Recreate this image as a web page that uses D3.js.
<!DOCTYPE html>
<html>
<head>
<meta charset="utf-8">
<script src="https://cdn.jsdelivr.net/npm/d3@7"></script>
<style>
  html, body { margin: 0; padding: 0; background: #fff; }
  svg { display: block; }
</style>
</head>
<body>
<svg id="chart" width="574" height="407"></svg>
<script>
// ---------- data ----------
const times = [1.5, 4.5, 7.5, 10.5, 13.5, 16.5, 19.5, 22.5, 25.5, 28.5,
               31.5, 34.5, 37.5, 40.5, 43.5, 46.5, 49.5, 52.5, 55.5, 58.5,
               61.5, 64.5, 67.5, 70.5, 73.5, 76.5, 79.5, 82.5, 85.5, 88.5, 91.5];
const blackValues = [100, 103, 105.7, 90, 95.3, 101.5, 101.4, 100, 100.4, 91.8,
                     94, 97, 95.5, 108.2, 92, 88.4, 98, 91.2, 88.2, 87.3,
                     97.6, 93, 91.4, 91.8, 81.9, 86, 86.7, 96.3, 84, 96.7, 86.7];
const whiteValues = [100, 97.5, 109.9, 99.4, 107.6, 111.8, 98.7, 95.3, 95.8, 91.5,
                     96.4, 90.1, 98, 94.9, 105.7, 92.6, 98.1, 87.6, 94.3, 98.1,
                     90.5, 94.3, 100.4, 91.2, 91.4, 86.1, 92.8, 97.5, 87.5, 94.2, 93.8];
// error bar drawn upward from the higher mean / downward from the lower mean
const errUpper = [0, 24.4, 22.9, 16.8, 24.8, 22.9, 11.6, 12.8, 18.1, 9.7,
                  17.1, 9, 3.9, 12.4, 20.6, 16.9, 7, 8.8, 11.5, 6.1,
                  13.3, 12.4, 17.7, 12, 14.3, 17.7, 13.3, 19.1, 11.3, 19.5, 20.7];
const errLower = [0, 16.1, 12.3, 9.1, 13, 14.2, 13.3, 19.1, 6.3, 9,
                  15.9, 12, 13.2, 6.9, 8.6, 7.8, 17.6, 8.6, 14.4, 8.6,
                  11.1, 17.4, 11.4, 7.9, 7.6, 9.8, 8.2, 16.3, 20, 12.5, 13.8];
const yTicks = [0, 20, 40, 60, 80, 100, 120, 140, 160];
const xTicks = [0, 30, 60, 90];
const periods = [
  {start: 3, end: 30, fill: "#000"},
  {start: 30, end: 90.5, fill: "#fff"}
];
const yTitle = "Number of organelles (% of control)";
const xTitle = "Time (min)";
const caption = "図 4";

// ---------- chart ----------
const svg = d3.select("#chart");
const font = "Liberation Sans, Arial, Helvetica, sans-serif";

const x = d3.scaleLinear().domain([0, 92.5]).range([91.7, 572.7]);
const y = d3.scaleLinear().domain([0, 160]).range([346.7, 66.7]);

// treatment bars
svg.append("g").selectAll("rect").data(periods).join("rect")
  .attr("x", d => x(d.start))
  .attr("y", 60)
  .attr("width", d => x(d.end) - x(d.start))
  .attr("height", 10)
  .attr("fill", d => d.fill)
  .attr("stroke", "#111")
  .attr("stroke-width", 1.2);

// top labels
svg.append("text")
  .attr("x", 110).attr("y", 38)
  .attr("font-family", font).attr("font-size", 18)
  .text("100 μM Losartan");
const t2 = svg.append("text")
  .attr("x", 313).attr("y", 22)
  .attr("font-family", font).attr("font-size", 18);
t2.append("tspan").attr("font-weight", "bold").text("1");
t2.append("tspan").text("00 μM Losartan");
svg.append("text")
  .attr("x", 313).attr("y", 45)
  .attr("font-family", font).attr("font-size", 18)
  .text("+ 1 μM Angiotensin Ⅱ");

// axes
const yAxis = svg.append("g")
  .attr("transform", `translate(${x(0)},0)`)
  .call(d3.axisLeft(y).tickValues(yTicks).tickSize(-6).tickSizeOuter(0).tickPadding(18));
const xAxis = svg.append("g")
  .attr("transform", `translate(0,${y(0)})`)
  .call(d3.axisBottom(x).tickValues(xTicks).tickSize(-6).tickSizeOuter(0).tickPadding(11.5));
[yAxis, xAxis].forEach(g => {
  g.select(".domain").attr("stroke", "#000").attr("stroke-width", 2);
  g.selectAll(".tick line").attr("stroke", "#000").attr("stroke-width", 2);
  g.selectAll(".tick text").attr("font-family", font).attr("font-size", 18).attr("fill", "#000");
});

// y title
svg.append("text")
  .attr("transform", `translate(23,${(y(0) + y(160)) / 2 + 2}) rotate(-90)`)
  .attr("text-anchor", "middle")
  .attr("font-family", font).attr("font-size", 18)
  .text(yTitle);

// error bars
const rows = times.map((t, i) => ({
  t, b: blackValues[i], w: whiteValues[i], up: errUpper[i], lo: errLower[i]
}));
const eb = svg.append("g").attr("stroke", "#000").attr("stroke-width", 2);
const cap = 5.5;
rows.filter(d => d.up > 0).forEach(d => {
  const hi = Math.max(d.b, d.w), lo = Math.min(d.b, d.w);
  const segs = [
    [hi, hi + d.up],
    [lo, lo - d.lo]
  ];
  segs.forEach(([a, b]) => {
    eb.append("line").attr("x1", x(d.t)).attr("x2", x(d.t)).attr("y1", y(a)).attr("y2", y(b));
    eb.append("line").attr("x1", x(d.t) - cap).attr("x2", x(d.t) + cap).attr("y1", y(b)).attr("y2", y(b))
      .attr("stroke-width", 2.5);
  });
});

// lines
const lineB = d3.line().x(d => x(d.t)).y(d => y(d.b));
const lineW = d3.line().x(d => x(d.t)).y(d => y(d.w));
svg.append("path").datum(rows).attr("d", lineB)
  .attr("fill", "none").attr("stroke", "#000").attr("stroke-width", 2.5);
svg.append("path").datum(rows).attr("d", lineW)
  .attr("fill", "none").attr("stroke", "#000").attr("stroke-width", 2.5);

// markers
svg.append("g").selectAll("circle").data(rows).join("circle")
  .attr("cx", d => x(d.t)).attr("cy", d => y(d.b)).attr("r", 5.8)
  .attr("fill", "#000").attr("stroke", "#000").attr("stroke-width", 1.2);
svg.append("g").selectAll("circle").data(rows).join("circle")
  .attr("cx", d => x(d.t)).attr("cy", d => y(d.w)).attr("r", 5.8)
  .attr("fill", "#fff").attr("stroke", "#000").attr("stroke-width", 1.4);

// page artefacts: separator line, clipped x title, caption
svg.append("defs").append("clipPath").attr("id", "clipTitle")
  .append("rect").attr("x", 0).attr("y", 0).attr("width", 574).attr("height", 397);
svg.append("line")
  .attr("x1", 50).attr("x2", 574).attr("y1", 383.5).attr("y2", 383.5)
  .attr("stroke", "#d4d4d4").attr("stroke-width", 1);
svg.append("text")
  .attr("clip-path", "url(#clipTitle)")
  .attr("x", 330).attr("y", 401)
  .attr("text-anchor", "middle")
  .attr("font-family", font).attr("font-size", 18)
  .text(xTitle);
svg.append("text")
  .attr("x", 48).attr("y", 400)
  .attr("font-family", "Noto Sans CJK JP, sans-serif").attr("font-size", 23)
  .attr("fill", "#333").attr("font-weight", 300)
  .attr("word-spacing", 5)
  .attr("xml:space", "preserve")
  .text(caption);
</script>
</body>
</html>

------------------------------------------------------------------------

All of the data shown above must be copied exactly.

▸ Task output
Recreate this image as a web page that uses D3.js.
<!DOCTYPE html>
<html>
<head>
<meta charset="utf-8">
<script src="https://cdn.jsdelivr.net/npm/d3@7"></script>
<style>
  html, body { margin: 0; padding: 0; background: #fff; }
  svg { display: block; }
</style>
</head>
<body>
<svg id="chart" width="574" height="407"></svg>
<script>
// ---------- data ----------
const times = [1.5, 4.5, 7.5, 10.5, 13.5, 16.5, 19.5, 22.5, 25.5, 28.5,
               31.5, 34.5, 37.5, 40.5, 43.5, 46.5, 49.5, 52.5, 55.5, 58.5,
               61.5, 64.5, 67.5, 70.5, 73.5, 76.5, 79.5, 82.5, 85.5, 88.5, 91.5];
const blackValues = [100, 103, 105.7, 90, 95.3, 101.5, 101.4, 100, 100.4, 91.8,
                     94, 97, 95.5, 108.2, 92, 88.4, 98, 91.2, 88.2, 87.3,
                     97.6, 93, 91.4, 91.8, 81.9, 86, 86.7, 96.3, 84, 96.7, 86.7];
const whiteValues = [100, 97.5, 109.9, 99.4, 107.6, 111.8, 98.7, 95.3, 95.8, 91.5,
                     96.4, 90.1, 98, 94.9, 105.7, 92.6, 98.1, 87.6, 94.3, 98.1,
                     90.5, 94.3, 100.4, 91.2, 91.4, 86.1, 92.8, 97.5, 87.5, 94.2, 93.8];
// error bar drawn upward from the higher mean / downward from the lower mean
const errUpper = [0, 24.4, 22.9, 16.8, 24.8, 22.9, 11.6, 12.8, 18.1, 9.7,
                  17.1, 9, 3.9, 12.4, 20.6, 16.9, 7, 8.8, 11.5, 6.1,
                  13.3, 12.4, 17.7, 12, 14.3, 17.7, 13.3, 19.1, 11.3, 19.5, 20.7];
const errLower = [0, 16.1, 12.3, 9.1, 13, 14.2, 13.3, 19.1, 6.3, 9,
                  15.9, 12, 13.2, 6.9, 8.6, 7.8, 17.6, 8.6, 14.4, 8.6,
                  11.1, 17.4, 11.4, 7.9, 7.6, 9.8, 8.2, 16.3, 20, 12.5, 13.8];
const yTicks = [0, 20, 40, 60, 80, 100, 120, 140, 160];
const xTicks = [0, 30, 60, 90];
const periods = [
  {start: 3, end: 30, fill: "#000"},
  {start: 30, end: 90.5, fill: "#fff"}
];
const yTitle = "Number of organelles (% of control)";
const xTitle = "Time (min)";
const caption = "図 4";

// ---------- chart ----------
const svg = d3.select("#chart");
const font = "Liberation Sans, Arial, Helvetica, sans-serif";

const x = d3.scaleLinear().domain([0, 92.5]).range([91.7, 572.7]);
const y = d3.scaleLinear().domain([0, 160]).range([346.7, 66.7]);

// treatment bars
svg.append("g").selectAll("rect").data(periods).join("rect")
  .attr("x", d => x(d.start))
  .attr("y", 60)
  .attr("width", d => x(d.end) - x(d.start))
  .attr("height", 10)
  .attr("fill", d => d.fill)
  .attr("stroke", "#111")
  .attr("stroke-width", 1.2);

// top labels
svg.append("text")
  .attr("x", 110).attr("y", 38)
  .attr("font-family", font).attr("font-size", 18)
  .text("100 μM Losartan");
const t2 = svg.append("text")
  .attr("x", 313).attr("y", 22)
  .attr("font-family", font).attr("font-size", 18);
t2.append("tspan").attr("font-weight", "bold").text("1");
t2.append("tspan").text("00 μM Losartan");
svg.append("text")
  .attr("x", 313).attr("y", 45)
  .attr("font-family", font).attr("font-size", 18)
  .text("+ 1 μM Angiotensin Ⅱ");

// axes
const yAxis = svg.append("g")
  .attr("transform", `translate(${x(0)},0)`)
  .call(d3.axisLeft(y).tickValues(yTicks).tickSize(-6).tickSizeOuter(0).tickPadding(18));
const xAxis = svg.append("g")
  .attr("transform", `translate(0,${y(0)})`)
  .call(d3.axisBottom(x).tickValues(xTicks).tickSize(-6).tickSizeOuter(0).tickPadding(11.5));
[yAxis, xAxis].forEach(g => {
  g.select(".domain").attr("stroke", "#000").attr("stroke-width", 2);
  g.selectAll(".tick line").attr("stroke", "#000").attr("stroke-width", 2);
  g.selectAll(".tick text").attr("font-family", font).attr("font-size", 18).attr("fill", "#000");
});

// y title
svg.append("text")
  .attr("transform", `translate(23,${(y(0) + y(160)) / 2 + 2}) rotate(-90)`)
  .attr("text-anchor", "middle")
  .attr("font-family", font).attr("font-size", 18)
  .text(yTitle);

// error bars
const rows = times.map((t, i) => ({
  t, b: blackValues[i], w: whiteValues[i], up: errUpper[i], lo: errLower[i]
}));
const eb = svg.append("g").attr("stroke", "#000").attr("stroke-width", 2);
const cap = 5.5;
rows.filter(d => d.up > 0).forEach(d => {
  const hi = Math.max(d.b, d.w), lo = Math.min(d.b, d.w);
  const segs = [
    [hi, hi + d.up],
    [lo, lo - d.lo]
  ];
  segs.forEach(([a, b]) => {
    eb.append("line").attr("x1", x(d.t)).attr("x2", x(d.t)).attr("y1", y(a)).attr("y2", y(b));
    eb.append("line").attr("x1", x(d.t) - cap).attr("x2", x(d.t) + cap).attr("y1", y(b)).attr("y2", y(b))
      .attr("stroke-width", 2.5);
  });
});

// lines
const lineB = d3.line().x(d => x(d.t)).y(d => y(d.b));
const lineW = d3.line().x(d => x(d.t)).y(d => y(d.w));
svg.append("path").datum(rows).attr("d", lineB)
  .attr("fill", "none").attr("stroke", "#000").attr("stroke-width", 2.5);
svg.append("path").datum(rows).attr("d", lineW)
  .attr("fill", "none").attr("stroke", "#000").attr("stroke-width", 2.5);

// markers
svg.append("g").selectAll("circle").data(rows).join("circle")
  .attr("cx", d => x(d.t)).attr("cy", d => y(d.b)).attr("r", 5.8)
  .attr("fill", "#000").attr("stroke", "#000").attr("stroke-width", 1.2);
svg.append("g").selectAll("circle").data(rows).join("circle")
  .attr("cx", d => x(d.t)).attr("cy", d => y(d.w)).attr("r", 5.8)
  .attr("fill", "#fff").attr("stroke", "#000").attr("stroke-width", 1.4);

// page artefacts: separator line, clipped x title, caption
svg.append("defs").append("clipPath").attr("id", "clipTitle")
  .append("rect").attr("x", 0).attr("y", 0).attr("width", 574).attr("height", 397);
svg.append("line")
  .attr("x1", 50).attr("x2", 574).attr("y1", 383.5).attr("y2", 383.5)
  .attr("stroke", "#d4d4d4").attr("stroke-width", 1);
svg.append("text")
  .attr("clip-path", "url(#clipTitle)")
  .attr("x", 330).attr("y", 401)
  .attr("text-anchor", "middle")
  .attr("font-family", font).attr("font-size", 18)
  .text(xTitle);
svg.append("text")
  .attr("x", 48).attr("y", 400)
  .attr("font-family", "Noto Sans CJK JP, sans-serif").attr("font-size", 23)
  .attr("fill", "#333").attr("font-weight", 300)
  .attr("word-spacing", 5)
  .attr("xml:space", "preserve")
  .text(caption);
</script>
</body>
</html>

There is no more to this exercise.